Bentuk kelalaian mereka adalah sudah tahu proses turunnya ayat Al-Qur’an sebagai bentuk peringatan, tapi mereka malah bermain-main dan semacamnya. Jadi ketika ada suatu peringatan kemudian objek dari peringatan itu tidak siap menyambutnya dengan cara bermain-main, meremehkan, dan mengabaikan, Maka disitulah bentuk kelalaian hati mereka atas makna peringatan itu. Dan juga mereka (orang zalim) sering menyembunyikan pembicaraan dengan samar-samar (ngegosip).

Tidak hanya itu, mereka bahkan memfitnah dan meragukan sosok Nabi Muhammad Saw. Mereka berkata “ini kan manusia sama juga dengan kalian, maka apa yang dibawa oleh dia, itu adalah sihir”. Tapi sebenarnya ucapan mereka itu membantah terhadap dirinya sendirinya. Kenapa? Karena memang mereka tahu kalau itu sebenarnya bukanlah sihir, katakanlah Al-Qur’an.

Jadi ketika mereka itu diminta untuk membuat yang sama dengan apa yang dibawa oleh Nabi, yaitu kitab suci Al-Qur’an, maka kenyataannya mereka tidak mampu. Padahal di antara mereka itu adalah orang-orang yang ahli bahasa, para sastrawan, dan para penyair yang hebat. Bahkan diantara mereka itu ada para penyihir handal, tapi penyihir itu sudah mengakui kalau itu (dibawa Nabi Saw) bukanlah sihir. Maka dari situlah pentingnya meyakini kepada datangnya sang pemberi peringatan. Karena kalau objek dari peringatan itu masih meragukan terhadap yang membawanya, maka konsekuensinya adalah keraguan dan pengingkaran.

Dengan demikian sama halnya juga dengan pewaris Nabi Saw. Yaitu datangnya para ulama, pejuang, guru, dan para Muallim. Maka kalau datangnya mereka itu disambut dengan penuh keyakinan terhadap rahasia makna yang diajarkan, insyaallah para pengikutnya akan mendapatkan keberkahan. Tapi kalau murid meragukan terhadap gurunya atau suudzan, maka yang terjadi sama dengan kaum Quraisy. yaitu pengingkaran dan akan terhalang dari mendapat keberkahan dari ajaran gurunya.

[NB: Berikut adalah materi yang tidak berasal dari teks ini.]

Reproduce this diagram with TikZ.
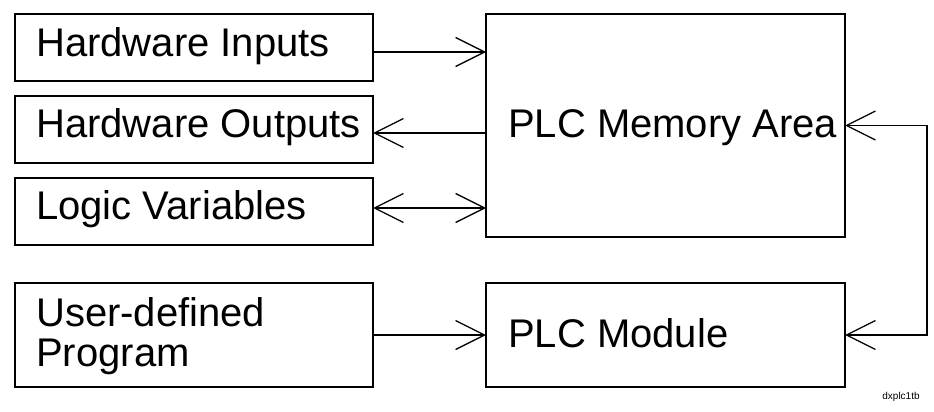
\documentclass[tikz,border=0pt]{standalone}
\usepackage{fontspec}
\setmainfont{Liberation Sans}
\usetikzlibrary{arrows.meta}
\tikzset{
  box/.style={draw=black, line width=1.3pt, rectangle, inner sep=0pt, outer sep=0pt},
  lbl/.style={anchor=base west, inner sep=0pt, font=\fontsize{40}{42}\selectfont},
  arr/.style={line width=1.3pt, -{Straight Barb[length=29pt,width=29pt,line width=1.3pt]}},
  barr/.style={line width=1.3pt, {Straight Barb[length=29pt,width=29pt,line width=1.3pt]}-{Straight Barb[length=29pt,width=29pt,line width=1.3pt]}}
}
\begin{document}
\begin{tikzpicture}[x=1pt,y=-1pt]
\useasboundingbox (0,0) rectangle (934,412);
% left boxes
\node[box, minimum width=358pt, minimum height=67pt] (b1) at (194,47.5) {};
\node[box, minimum width=358pt, minimum height=67pt] (b2) at (194,129.5) {};
\node[box, minimum width=358pt, minimum height=67pt] (b3) at (194,211.5) {};
\node[box, minimum width=358pt, minimum height=104pt] (b4) at (194,335) {};
% right boxes
\node[box, minimum width=359pt, minimum height=223pt] (mem) at (665.5,125.5) {};
\node[box, minimum width=359pt, minimum height=104pt] (mod) at (665.5,335) {};
% texts
\node[lbl] (t1) at (36,57) {Hardware Inputs};
\node[lbl] (t2) at (36,137) {Hardware Outputs};
\node[lbl] (t3) at (36,219.3) {Logic Variables};
\node[lbl] (t4a) at (36,326) {User-defined};
\node[lbl] (t4b) at (36,366.7) {Program};
\node[lbl] (tm) at (508,137.3) {PLC Memory Area};
\node[lbl] (tmod) at (508,347.3) {PLC Module};
\node[anchor=center, inner sep=0pt, font=\fontsize{10}{12}\selectfont] (tag) at (901,397) {dxplc1tb};
% connectors
\coordinate (y1) at (0,52);
\coordinate (y2) at (0,133);
\coordinate (y3) at (0,208);
\coordinate (rc) at (927,0);
\draw[arr] (b1.east |- y1) -- (mem.west |- y1);
\draw[arr] (mem.west |- y2) -- (b2.east |- y2);
\draw[barr] (b3.east |- y3) -- (mem.west |- y3);
\draw[arr] (b4.east) -- (mod.west);
\draw[barr] (mem.east) -- (mem.east -| rc) -- (mod.east -| rc) -- (mod.east);
\end{tikzpicture}
\end{document}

Bukankah para ulama dan guru tidak bisa disamakan dengan Nabi Saw. Betul, tapi yang bisa kita lihatkan bahwa para ulama itu merupakan pelanjut dan menyampaikan apa yang sudah diajarkan oleh Nabi Saw. Maka sepatutnya kita untuk beradab, meskipun guru atau ulama bukan Nabi. Dengan cara apa? Yaitu bisa dengan mendo’akan agar aibnya ditutupi.[]

Thoha Abil Qasim, Santri Ma’had Aly Situbondo, Jawa Timur.